### Material for the task

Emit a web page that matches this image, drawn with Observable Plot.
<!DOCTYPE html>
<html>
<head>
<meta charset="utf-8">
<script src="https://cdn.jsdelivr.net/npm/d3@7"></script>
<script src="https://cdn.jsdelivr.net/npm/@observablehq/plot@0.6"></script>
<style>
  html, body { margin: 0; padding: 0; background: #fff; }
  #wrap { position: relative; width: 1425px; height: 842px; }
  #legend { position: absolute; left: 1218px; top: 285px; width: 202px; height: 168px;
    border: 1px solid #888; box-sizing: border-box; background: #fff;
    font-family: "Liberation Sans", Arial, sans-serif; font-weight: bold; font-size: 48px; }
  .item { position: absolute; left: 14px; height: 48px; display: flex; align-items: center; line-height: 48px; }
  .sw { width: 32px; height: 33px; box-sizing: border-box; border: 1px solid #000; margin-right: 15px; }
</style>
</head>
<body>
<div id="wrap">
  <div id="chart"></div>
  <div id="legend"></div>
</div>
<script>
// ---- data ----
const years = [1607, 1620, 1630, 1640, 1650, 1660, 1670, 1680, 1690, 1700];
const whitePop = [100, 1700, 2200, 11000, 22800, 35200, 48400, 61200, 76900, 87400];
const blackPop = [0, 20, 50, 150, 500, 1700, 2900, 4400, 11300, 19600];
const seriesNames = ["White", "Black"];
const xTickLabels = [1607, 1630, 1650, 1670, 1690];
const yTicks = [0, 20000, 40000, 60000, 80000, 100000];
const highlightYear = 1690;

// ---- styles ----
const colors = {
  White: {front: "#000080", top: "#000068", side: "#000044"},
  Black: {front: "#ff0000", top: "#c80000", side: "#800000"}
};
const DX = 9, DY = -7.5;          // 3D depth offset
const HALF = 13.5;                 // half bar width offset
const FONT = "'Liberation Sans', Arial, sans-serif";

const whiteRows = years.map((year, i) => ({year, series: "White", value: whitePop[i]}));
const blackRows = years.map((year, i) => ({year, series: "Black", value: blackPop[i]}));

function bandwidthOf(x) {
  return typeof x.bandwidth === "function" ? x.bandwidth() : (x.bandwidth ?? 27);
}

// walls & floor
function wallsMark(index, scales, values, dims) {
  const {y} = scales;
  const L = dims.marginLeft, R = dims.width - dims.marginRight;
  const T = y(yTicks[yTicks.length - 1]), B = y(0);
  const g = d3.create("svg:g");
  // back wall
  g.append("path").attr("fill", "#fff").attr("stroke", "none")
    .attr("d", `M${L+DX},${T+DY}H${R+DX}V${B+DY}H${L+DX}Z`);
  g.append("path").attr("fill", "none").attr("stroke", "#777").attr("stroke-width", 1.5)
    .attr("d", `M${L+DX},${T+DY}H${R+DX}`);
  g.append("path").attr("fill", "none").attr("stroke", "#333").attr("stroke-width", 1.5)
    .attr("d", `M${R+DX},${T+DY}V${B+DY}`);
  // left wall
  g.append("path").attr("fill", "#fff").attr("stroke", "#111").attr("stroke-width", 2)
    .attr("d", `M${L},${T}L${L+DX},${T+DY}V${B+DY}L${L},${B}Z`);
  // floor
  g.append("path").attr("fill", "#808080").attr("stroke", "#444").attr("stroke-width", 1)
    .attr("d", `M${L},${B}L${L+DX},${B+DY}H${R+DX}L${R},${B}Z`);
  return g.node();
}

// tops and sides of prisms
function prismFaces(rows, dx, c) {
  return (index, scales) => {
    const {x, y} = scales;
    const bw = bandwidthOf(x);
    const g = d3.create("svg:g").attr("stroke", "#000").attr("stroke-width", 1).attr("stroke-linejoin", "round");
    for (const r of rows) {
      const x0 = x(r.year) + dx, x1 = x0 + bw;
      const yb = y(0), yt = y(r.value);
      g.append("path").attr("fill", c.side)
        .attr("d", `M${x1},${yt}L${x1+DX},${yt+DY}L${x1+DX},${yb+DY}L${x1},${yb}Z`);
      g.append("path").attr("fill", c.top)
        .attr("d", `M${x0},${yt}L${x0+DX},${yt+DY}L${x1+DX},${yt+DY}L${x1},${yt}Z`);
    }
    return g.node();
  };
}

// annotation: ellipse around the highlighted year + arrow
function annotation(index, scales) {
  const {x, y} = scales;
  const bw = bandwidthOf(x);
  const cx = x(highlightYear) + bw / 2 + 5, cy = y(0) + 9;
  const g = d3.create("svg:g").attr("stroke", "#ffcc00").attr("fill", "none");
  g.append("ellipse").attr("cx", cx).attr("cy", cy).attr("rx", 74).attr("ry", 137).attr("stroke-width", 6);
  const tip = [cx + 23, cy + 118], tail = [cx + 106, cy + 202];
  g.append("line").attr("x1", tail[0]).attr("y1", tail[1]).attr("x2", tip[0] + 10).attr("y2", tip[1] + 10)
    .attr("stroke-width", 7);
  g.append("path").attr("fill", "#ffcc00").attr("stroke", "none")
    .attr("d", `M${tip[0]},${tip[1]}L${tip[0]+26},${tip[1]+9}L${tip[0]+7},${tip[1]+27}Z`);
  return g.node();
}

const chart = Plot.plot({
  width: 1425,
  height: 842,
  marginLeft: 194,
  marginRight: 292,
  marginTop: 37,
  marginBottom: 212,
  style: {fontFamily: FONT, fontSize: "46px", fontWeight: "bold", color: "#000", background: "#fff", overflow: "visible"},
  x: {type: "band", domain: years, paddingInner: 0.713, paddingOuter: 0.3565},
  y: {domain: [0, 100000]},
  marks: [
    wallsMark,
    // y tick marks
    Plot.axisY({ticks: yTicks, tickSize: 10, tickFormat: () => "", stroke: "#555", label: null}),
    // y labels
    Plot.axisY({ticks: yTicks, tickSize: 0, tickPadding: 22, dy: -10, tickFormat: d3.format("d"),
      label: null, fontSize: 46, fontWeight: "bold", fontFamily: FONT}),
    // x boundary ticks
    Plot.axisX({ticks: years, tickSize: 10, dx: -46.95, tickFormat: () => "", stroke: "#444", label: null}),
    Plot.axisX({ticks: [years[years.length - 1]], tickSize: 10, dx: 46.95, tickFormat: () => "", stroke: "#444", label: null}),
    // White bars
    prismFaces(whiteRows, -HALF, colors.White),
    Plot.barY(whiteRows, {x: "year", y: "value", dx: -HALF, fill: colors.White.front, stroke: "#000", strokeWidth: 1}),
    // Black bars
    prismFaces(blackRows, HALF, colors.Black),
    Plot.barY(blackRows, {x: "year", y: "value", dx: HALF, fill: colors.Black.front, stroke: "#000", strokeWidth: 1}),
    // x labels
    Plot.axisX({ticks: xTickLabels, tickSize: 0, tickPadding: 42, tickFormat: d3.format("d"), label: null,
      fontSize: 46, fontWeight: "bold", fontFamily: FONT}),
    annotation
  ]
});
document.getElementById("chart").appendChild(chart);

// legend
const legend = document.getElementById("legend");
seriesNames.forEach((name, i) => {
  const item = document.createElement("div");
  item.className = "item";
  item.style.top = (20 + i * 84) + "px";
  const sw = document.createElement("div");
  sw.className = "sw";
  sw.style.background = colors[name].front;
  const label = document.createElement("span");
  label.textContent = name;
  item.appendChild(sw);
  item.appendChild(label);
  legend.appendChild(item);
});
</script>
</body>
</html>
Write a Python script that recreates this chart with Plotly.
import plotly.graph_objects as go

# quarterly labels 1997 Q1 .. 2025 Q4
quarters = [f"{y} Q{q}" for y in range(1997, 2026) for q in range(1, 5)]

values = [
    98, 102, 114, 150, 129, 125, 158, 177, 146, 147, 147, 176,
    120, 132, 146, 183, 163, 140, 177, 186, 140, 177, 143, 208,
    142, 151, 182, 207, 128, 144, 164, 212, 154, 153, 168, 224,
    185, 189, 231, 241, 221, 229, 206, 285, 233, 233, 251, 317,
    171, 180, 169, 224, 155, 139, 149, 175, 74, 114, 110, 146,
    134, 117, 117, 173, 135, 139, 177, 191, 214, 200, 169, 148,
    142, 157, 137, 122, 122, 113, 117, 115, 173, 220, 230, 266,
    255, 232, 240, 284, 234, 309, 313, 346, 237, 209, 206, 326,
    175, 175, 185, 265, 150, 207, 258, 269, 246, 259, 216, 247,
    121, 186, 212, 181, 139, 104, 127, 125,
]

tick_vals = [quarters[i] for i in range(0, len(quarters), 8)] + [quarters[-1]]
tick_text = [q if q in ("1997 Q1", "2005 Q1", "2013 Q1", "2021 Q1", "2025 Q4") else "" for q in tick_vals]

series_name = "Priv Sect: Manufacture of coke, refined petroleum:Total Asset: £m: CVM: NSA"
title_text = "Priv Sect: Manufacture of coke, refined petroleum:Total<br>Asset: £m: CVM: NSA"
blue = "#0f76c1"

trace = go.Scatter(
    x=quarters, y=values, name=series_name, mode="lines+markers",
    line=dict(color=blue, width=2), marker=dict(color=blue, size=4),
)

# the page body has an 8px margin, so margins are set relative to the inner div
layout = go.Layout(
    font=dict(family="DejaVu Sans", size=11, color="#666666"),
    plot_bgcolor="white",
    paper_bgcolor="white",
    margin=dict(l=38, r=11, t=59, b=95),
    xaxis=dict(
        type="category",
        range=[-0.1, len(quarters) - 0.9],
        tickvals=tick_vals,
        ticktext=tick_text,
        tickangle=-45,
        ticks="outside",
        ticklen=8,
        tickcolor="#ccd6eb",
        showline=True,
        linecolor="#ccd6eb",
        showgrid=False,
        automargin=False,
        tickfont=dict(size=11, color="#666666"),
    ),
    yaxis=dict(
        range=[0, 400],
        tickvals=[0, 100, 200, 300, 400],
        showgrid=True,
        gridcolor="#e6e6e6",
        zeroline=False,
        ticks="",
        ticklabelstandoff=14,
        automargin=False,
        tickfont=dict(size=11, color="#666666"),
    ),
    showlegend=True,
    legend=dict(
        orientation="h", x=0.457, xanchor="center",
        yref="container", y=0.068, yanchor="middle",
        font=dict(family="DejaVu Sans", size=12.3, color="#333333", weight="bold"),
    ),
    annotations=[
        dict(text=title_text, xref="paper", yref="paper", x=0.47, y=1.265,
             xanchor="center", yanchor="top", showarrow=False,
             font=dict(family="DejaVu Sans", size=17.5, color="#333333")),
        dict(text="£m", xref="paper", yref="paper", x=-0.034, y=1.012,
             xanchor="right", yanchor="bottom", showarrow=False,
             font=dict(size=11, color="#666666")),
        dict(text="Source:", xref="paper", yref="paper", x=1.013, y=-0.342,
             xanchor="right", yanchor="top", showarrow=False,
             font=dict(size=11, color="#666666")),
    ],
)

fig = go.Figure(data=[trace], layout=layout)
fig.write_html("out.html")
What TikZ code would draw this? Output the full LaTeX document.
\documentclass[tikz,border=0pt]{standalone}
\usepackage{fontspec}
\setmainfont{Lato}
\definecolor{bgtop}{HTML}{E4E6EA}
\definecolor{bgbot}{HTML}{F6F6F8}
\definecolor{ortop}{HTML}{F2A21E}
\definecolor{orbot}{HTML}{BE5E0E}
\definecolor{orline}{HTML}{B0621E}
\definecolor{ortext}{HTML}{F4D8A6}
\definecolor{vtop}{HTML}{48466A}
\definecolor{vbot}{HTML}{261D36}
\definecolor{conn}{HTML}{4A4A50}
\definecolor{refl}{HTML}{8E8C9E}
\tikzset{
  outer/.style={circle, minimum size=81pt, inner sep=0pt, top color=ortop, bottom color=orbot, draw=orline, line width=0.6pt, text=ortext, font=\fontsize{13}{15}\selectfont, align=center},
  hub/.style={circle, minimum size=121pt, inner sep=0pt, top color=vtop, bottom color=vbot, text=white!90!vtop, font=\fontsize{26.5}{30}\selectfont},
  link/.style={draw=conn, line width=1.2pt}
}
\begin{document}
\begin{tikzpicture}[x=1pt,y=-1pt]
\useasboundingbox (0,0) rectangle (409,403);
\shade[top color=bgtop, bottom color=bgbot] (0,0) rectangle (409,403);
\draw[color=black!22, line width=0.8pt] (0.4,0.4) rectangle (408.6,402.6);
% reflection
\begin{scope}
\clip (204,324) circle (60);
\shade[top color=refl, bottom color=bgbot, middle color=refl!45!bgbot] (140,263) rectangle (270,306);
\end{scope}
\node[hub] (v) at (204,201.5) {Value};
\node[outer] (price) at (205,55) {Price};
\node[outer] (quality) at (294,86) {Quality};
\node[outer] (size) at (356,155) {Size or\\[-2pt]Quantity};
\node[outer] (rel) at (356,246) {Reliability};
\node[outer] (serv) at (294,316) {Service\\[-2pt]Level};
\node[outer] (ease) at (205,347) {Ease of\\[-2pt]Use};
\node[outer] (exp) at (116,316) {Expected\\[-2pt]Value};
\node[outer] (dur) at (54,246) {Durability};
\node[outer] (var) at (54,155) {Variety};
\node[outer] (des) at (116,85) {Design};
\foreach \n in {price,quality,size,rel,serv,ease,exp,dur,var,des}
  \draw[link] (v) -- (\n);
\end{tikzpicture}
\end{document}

### What you need to do
Transcribe the lines above from the one with "Write a Python" through the one with "in range(1, 5)]". Include both ends and leave out every other line.

### Complete response
Write a Python script that recreates this chart with Plotly.
import plotly.graph_objects as go

# quarterly labels 1997 Q1 .. 2025 Q4
quarters = [f"{y} Q{q}" for y in range(1997, 2026) for q in range(1, 5)]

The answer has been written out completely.